Unable to return to her parents’ home, Amina and her daughter lived with a friend for six months while she looked for work. She now works as a house painter and rents a small apartment. Only 25-years-old, Amina has the air of one who is already used to surviving adversity.

The lack of any legal mechanism to regulate relations within a Sharia family can also cause problems for first wives as well as for the second. Women in Sharia marriages usually spend many years not working, and live a closed-off life. Therefore if the husband withdraws his care of her, she feels completely helpless. With no rights, she cannot approach the state for help in making the husband respect his obligations, and a lawyer can only advise that the Sharia wife is in fact a mistress in the eyes of the law.

The Dagestan legal code does contain provisions for a Sharia wife to claim property that was acquired jointly with her husband. But, in practice, such women have not been able to successfully do so in court, and lawyers do not take on such obviously difficult cases – too many conditions need to be observed, and there are too many factors working against them.

This runs contrary to the principles of Islamic law, which gives a wife more rights than her husband in a marriage, and the legislation of the secular state which stresses equality of the sexes.

“Men who take their obligations seriously do not marry second wives very often, and they treat their first marriage very seriously,” said Islamic law specialist Idris Magomedov. “In a real Sharia marriage, all the responsibility for the woman, for the family and the children, lies fully with the man. His obligation is not just to fully provide for his wife financially, but to make sure that his wife is healthy and happy.”

And indeed some Dagestan women have never been happier than within a Sharia marriage. Aishat used to be called Alyona before being persuaded by her husband to convert to Islam. The Russian woman is now a Muslim, has been married for eight years, and has three children. She wears a headscarf and long dresses, as is proper, with only her face and wrists visible. “I gained peace and faith. I now have many new friends. I believe that they are all my new Muslim family,” she said.
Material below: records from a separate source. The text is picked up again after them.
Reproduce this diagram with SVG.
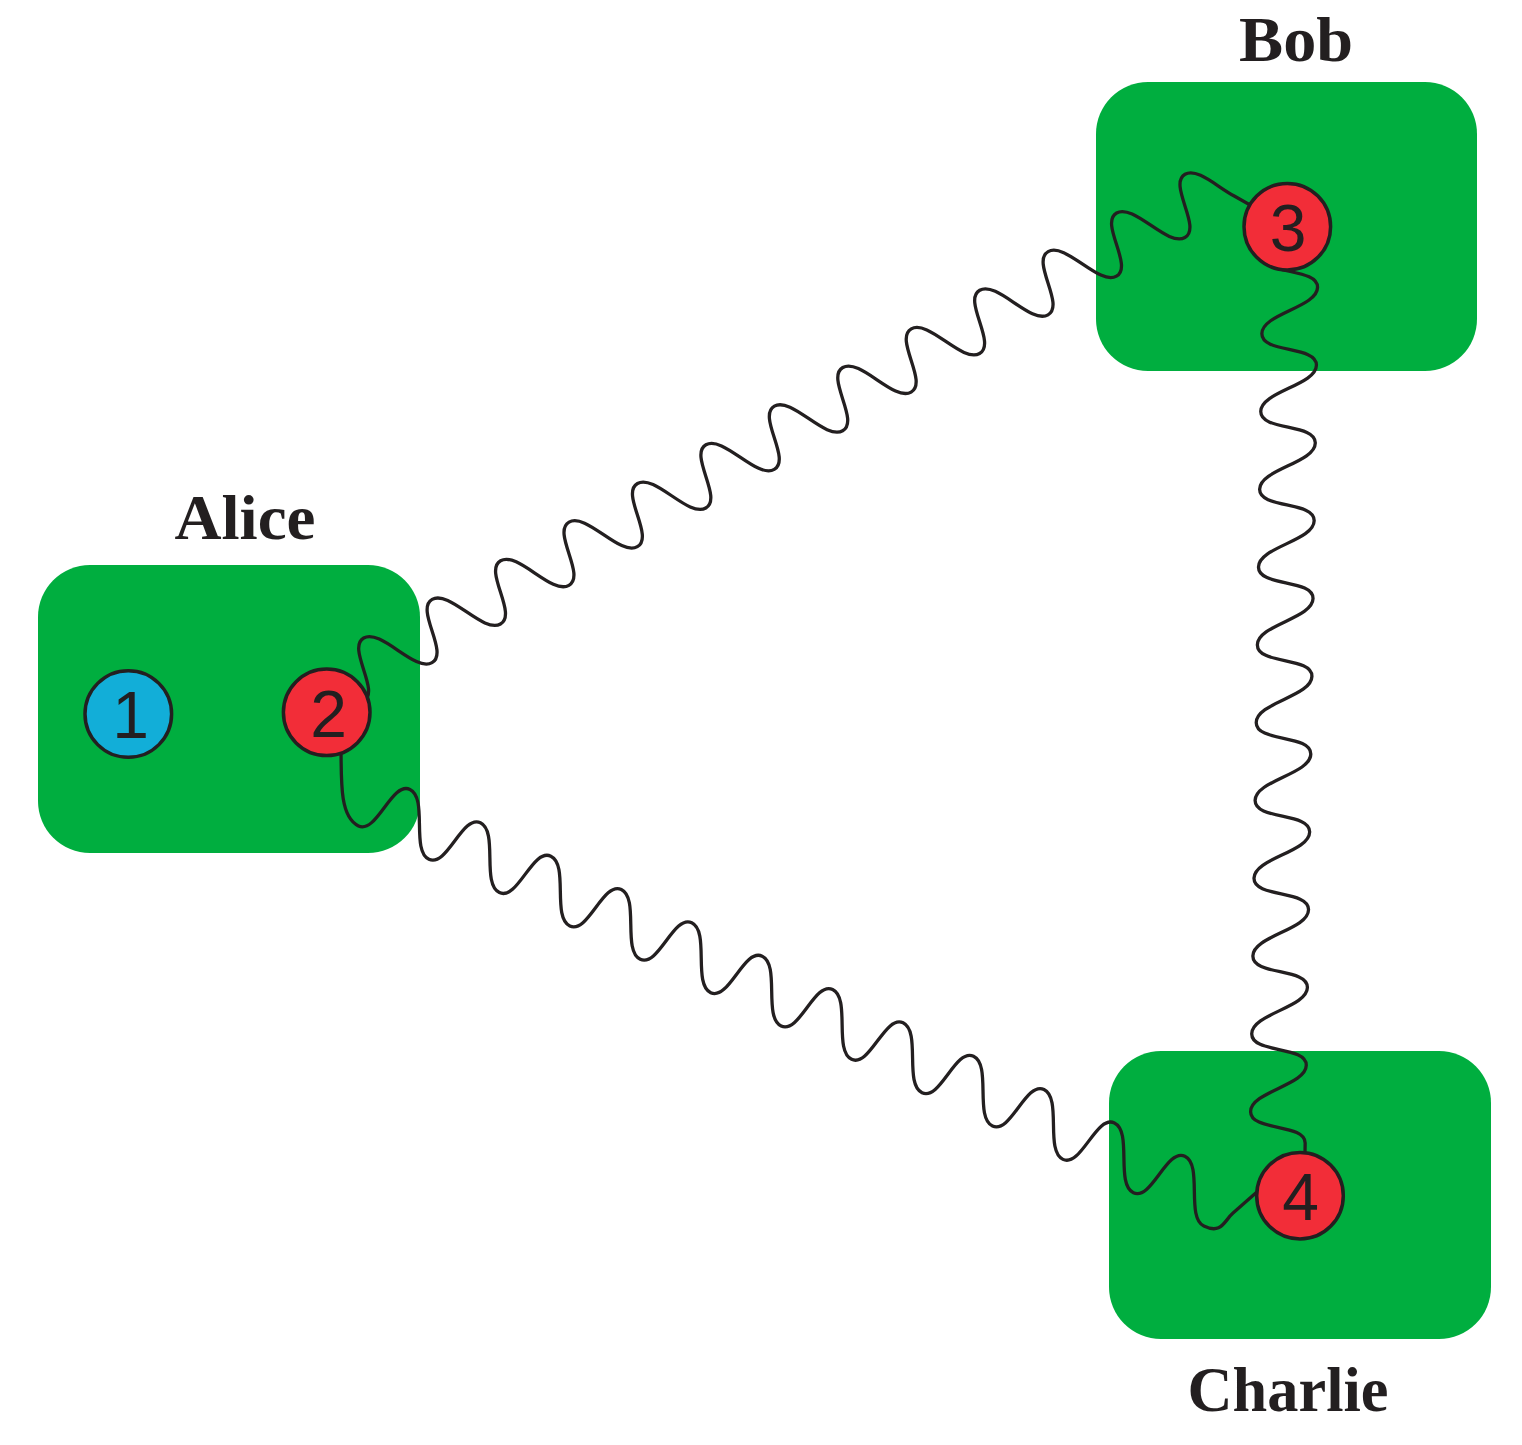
<svg xmlns="http://www.w3.org/2000/svg" width="1522" height="1445" viewBox="0 0 1522 1445">
<style>
.bg{fill:#ffffff}
.box{fill:#00AE3F}
.lbl{font-family:"Liberation Serif","Times New Roman",serif;font-weight:bold;font-size:64px;fill:#231F20;text-anchor:middle}
.wave{fill:none;stroke:#231F20;stroke-width:3.3;stroke-linecap:round;stroke-linejoin:round}
.nd{stroke:#231F20;stroke-width:3.5}
.blue{fill:#12AED8}
.red{fill:#F22D38}
.num{font-family:"Liberation Sans",Arial,sans-serif;font-size:66px;fill:#231F20;text-anchor:middle}
</style>
<rect class="bg" x="0" y="0" width="1522" height="1445"/>
<g id="alice">
<rect class="box" x="38" y="565" width="382" height="288" rx="52" ry="52"/>
<text class="lbl" x="245" y="539.3" textLength="141" lengthAdjust="spacingAndGlyphs">Alice</text>
</g>
<g id="bob">
<rect class="box" x="1096" y="82" width="381" height="289" rx="52" ry="52"/>
<text class="lbl" x="1296" y="60.7" textLength="114" lengthAdjust="spacingAndGlyphs">Bob</text>
</g>
<g id="charlie">
<rect class="box" x="1109" y="1051" width="382" height="288" rx="52" ry="52"/>
<text class="lbl" x="1288" y="1411" textLength="201" lengthAdjust="spacingAndGlyphs">Charlie</text>
</g>
<g id="connectors">
<path id="e2-3" class="wave" transform="translate(651 507.4) rotate(-29.45)" d="M -345.6 27.5 c 20 0 11.2 -55 31.2 -55 c 20 0 27.4 55 47.4 55 c 20 0 11.2 -55 31.2 -55 c 20 0 27.4 55 47.4 55 c 20 0 11.2 -55 31.2 -55 c 20 0 27.4 55 47.4 55 c 20 0 11.2 -55 31.2 -55 c 20 0 27.4 55 47.4 55 c 20 0 11.2 -55 31.2 -55 c 20 0 27.4 55 47.4 55 c 20 0 11.2 -55 31.2 -55 c 20 0 27.4 55 47.4 55 c 20 0 11.2 -55 31.2 -55 c 20 0 27.4 55 47.4 55 c 20 0 11.2 -55 31.2 -55 c 20 0 27.4 55 47.4 55 c 20 0 11.2 -55 31.2 -55 c 20 0 27.4 55 47.4 55 c 20 0 11.2 -55 31.2 -55 c 20 0 27.4 55 47.4 55 c 20 0 11.2 -55 31.2 -55 c 20 0 27.4 55 47.4 55 c 20 0 11.2 -55 31.2 -55 c 20 0 27.4 55 47.4 55 c 20 0 11.2 -55 31.2 -55 c 14 0 21.83 26.95 32.18 43.12 L 692.2 67.7"/>
<path id="e3-4" class="wave" transform="translate(1290.3 270) rotate(90.83)" d="M -0.21 8.14 C 3.44 -7.7 5 -27.5 17 -27.5 c 20 0 27 55 47 55 c 20 0 10.8 -55 30.8 -55 c 20 0 27 55 47 55 c 20 0 10.8 -55 30.8 -55 c 20 0 27 55 47 55 c 20 0 10.8 -55 30.8 -55 c 20 0 27 55 47 55 c 20 0 10.8 -55 30.8 -55 c 20 0 27 55 47 55 c 20 0 10.8 -55 30.8 -55 c 20 0 27 55 47 55 c 20 0 10.8 -55 30.8 -55 c 20 0 27 55 47 55 c 20 0 10.8 -55 30.8 -55 c 20 0 27 55 47 55 c 20 0 10.8 -55 30.8 -55 c 20 0 27 55 47 55 c 20 0 10.8 -55 30.8 -55 c 20 0 27 55 47 55 c 20 0 10.8 -55 30.8 -55 c 20 0 27 55 47 55 c 20 0 10.8 -55 30.8 -55 l 12 0"/>
<path id="e2-4" class="wave" transform="translate(398.2 814.3) rotate(25.33)" d="M -81.3 -38.2 C -64.2 -2 -50.94 27.5 -30.94 27.5 c 20 0 10.94 -55 30.94 -55 c 20 0 27 55 47 55 c 20 0 10.94 -55 30.94 -55 c 20 0 27 55 47 55 c 20 0 10.94 -55 30.94 -55 c 20 0 27 55 47 55 c 20 0 10.94 -55 30.94 -55 c 20 0 27 55 47 55 c 20 0 10.94 -55 30.94 -55 c 20 0 27 55 47 55 c 20 0 10.94 -55 30.94 -55 c 20 0 27 55 47 55 c 20 0 10.94 -55 30.94 -55 c 20 0 27 55 47 55 c 20 0 10.94 -55 30.94 -55 c 20 0 27 55 47 55 c 20 0 10.94 -55 30.94 -55 c 20 0 27 55 47 55 c 20 0 10.94 -55 30.94 -55 c 20 0 27 55 47 55 c 20 0 10.94 -55 30.94 -55 c 20 0 27 55 47 55 c 20 0 10.94 -55 30.94 -55 c 20 0 27 55 47 55 C 924.3 27.5 920.3 14.2 925.2 3.3 L 958.3 -73.9"/>
</g>
<g id="n1">
<circle class="nd blue" cx="128.3" cy="714" r="43.3"/>
<text class="num" x="130.7" y="738.3">1</text>
</g>
<g id="n2">
<circle class="nd red" cx="326.7" cy="712.3" r="43.3"/>
<text class="num" x="328.5" y="736.6">2</text>
</g>
<g id="n3">
<circle class="nd red" cx="1287.3" cy="226.7" r="43.3"/>
<text class="num" x="1288" y="251">3</text>
</g>
<g id="n4">
<circle class="nd red" cx="1300" cy="1195.7" r="43.3"/>
<text class="num" x="1300.7" y="1220">4</text>
</g>
</svg>
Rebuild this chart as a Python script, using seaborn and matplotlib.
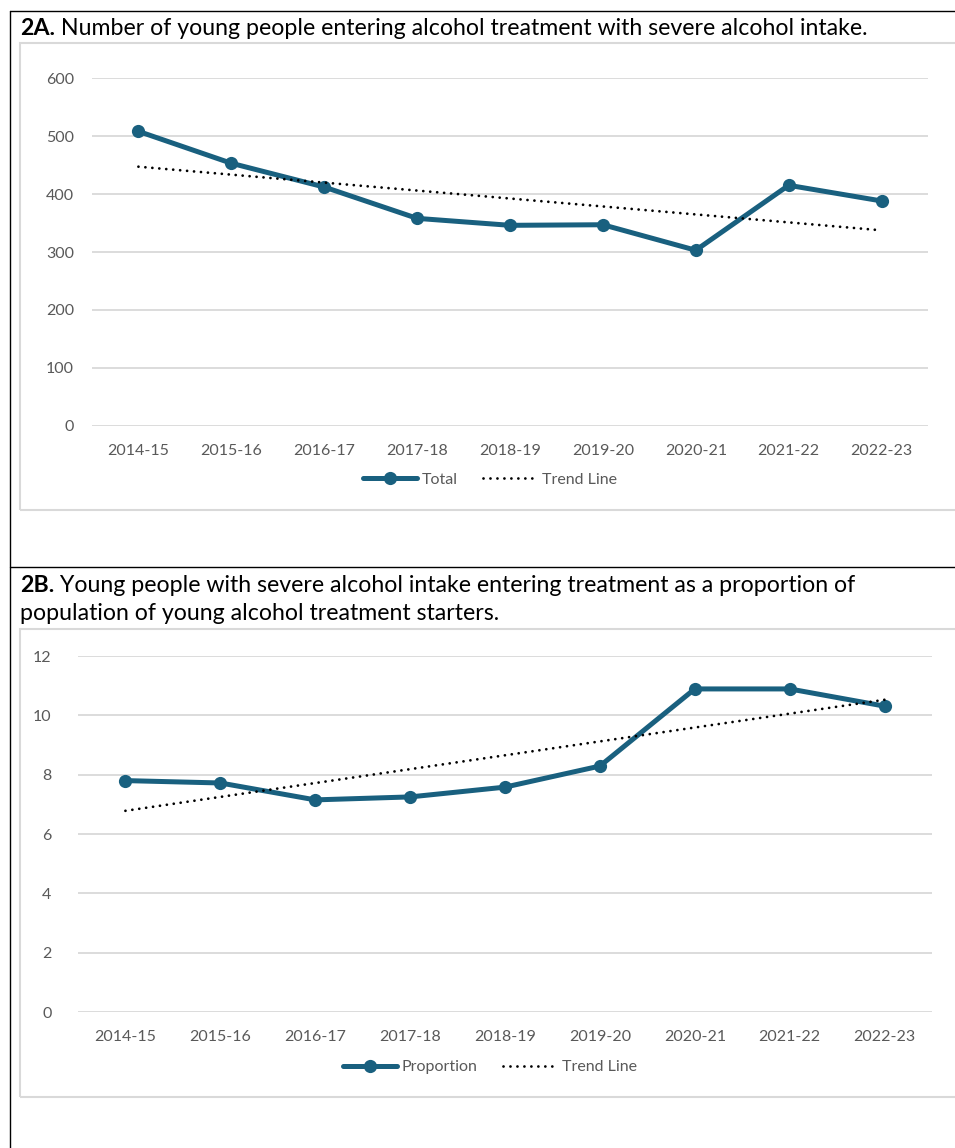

Magomedov, who has made a scientific study of the issue of polygamy in Dagestan, said that many religious Dagestani men remarry because they are unhappy with a first wife who does not wish to adhere to religious principles – for example, wearing Islamic clothing, praying five times a day and observing fasts. They marry women who fully share their beliefs.

According to political scientist Ruslan Kurbanov, “I see a solution in creating a Sharia court. In a secular society this is also possible, and a precedent already exists. For example, in [the Canadian province] of Ontario [such a court] has existed for a long time and with the permission of the authorities.

“Most of the people who so readily marry second wives do this out of an ignorance of Islam. The basis of the requirement laid out in the Koran is fair and equal treatment of wives by the husband.”

Polina Sanayeva is an IWPR contributor in Dagestan. This article is part of IWPR’s new Women’s Reporting and Dialogue Programme, a project to provide training and support for Muslim women journalists in non-Arabic countries.